## begin Data lines
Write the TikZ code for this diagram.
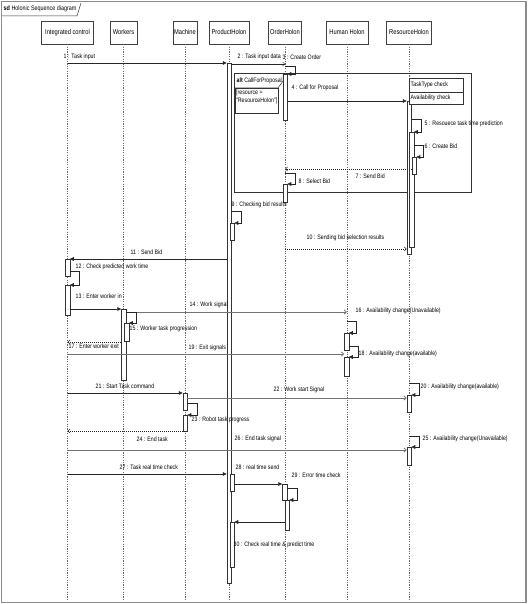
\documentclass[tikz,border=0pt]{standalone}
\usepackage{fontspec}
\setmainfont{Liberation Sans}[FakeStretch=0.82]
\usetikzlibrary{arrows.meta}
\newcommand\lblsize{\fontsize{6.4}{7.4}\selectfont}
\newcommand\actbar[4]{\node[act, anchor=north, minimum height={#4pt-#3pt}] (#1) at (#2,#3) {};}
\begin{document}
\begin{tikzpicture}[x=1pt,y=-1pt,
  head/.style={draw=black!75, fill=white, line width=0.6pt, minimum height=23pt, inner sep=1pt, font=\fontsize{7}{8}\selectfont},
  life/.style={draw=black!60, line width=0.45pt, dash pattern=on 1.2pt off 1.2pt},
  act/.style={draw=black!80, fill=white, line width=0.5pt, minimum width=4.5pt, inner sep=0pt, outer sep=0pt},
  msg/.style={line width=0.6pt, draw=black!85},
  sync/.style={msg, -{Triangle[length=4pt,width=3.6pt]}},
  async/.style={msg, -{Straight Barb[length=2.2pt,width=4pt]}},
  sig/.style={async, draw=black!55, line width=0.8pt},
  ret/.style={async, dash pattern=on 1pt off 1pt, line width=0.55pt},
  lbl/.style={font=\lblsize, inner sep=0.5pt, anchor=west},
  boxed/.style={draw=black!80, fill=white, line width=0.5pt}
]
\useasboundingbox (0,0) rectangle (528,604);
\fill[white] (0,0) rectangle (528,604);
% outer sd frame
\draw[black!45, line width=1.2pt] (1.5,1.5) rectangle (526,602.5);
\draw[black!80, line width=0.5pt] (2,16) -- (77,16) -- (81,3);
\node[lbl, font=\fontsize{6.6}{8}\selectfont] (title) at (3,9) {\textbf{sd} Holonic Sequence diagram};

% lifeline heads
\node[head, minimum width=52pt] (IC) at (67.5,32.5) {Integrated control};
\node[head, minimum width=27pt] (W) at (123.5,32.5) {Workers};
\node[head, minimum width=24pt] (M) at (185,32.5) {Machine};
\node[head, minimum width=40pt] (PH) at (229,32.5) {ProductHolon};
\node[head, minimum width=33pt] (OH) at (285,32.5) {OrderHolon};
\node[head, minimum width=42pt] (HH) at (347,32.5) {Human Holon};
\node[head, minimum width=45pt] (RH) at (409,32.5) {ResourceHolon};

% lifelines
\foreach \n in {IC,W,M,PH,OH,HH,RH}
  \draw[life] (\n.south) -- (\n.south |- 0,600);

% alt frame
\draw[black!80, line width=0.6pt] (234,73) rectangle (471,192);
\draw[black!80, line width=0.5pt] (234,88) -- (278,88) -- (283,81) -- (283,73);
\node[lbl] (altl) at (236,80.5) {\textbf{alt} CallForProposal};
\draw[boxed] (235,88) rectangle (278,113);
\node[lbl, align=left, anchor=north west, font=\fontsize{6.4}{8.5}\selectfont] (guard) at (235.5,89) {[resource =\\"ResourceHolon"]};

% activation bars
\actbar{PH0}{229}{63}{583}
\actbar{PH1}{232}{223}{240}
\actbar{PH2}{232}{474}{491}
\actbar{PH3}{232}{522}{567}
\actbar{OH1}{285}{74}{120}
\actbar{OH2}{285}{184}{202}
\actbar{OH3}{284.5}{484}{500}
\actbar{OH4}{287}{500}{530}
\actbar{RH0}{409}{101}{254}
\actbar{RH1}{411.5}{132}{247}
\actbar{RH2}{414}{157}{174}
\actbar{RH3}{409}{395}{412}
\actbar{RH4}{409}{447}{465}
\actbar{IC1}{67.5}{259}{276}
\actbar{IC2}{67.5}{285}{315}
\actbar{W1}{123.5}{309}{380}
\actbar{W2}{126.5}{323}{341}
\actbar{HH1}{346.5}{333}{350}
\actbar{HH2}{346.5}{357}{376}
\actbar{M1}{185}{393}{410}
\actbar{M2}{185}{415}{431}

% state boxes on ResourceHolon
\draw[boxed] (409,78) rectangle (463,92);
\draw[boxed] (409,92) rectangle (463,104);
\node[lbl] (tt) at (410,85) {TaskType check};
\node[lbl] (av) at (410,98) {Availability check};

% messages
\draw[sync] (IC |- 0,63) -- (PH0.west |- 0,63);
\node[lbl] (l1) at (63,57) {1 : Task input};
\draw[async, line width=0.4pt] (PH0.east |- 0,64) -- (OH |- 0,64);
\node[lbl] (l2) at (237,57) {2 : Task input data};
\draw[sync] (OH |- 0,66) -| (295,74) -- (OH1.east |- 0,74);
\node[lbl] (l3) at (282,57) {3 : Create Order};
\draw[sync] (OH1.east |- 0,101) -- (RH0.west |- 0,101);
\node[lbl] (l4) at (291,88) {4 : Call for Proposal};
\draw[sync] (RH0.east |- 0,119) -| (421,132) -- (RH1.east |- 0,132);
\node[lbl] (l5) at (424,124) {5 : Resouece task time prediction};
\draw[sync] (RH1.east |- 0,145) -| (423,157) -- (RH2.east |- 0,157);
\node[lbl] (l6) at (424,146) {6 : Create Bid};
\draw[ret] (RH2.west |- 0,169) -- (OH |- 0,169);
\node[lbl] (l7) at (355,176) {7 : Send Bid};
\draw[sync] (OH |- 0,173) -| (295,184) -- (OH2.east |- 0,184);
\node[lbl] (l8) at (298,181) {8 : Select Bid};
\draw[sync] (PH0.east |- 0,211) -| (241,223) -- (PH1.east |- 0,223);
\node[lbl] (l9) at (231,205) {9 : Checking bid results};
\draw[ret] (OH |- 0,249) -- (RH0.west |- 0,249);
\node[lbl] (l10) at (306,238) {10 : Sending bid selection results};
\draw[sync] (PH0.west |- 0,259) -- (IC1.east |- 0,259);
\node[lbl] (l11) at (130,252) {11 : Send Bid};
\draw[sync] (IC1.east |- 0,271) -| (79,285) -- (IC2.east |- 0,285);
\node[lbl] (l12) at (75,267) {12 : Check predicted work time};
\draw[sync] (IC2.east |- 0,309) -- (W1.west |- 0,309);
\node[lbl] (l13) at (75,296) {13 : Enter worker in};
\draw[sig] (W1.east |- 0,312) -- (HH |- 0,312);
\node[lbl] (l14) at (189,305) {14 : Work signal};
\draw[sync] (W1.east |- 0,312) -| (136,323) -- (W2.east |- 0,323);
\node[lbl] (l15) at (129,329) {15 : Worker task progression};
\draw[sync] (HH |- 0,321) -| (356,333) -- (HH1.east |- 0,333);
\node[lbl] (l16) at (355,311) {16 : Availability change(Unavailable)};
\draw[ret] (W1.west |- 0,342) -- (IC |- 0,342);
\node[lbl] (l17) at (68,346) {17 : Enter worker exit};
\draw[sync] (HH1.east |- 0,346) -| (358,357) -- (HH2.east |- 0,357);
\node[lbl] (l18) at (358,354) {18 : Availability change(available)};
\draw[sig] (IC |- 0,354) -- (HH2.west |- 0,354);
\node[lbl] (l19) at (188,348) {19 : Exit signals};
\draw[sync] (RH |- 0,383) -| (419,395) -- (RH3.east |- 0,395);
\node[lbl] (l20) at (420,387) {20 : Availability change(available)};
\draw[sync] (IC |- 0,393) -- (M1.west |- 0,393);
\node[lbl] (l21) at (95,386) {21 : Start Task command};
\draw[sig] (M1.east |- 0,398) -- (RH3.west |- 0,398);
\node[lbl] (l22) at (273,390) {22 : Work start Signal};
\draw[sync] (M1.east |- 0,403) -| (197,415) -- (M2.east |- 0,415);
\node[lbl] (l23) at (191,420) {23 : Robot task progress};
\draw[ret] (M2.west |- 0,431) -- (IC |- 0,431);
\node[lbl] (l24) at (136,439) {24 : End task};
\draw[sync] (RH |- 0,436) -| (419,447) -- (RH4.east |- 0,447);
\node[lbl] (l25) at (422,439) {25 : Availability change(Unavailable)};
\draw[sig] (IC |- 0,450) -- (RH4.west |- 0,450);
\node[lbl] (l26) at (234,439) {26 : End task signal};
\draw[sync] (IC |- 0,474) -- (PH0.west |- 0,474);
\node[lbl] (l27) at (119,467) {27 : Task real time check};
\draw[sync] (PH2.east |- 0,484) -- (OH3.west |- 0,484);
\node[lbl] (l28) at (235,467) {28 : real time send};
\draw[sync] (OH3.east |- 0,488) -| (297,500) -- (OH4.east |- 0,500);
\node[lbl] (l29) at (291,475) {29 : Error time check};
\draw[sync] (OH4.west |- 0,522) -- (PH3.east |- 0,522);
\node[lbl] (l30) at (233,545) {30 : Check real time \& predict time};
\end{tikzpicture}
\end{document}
## end Data lines
*What to work on:*
In the listing above, locate each line with "diagram" and copy it.

*Final result:*
Write the TikZ code for this diagram.
\node[lbl, font=\fontsize{6.6}{8}\selectfont] (title) at (3,9) {\textbf{sd} Holonic Sequence diagram};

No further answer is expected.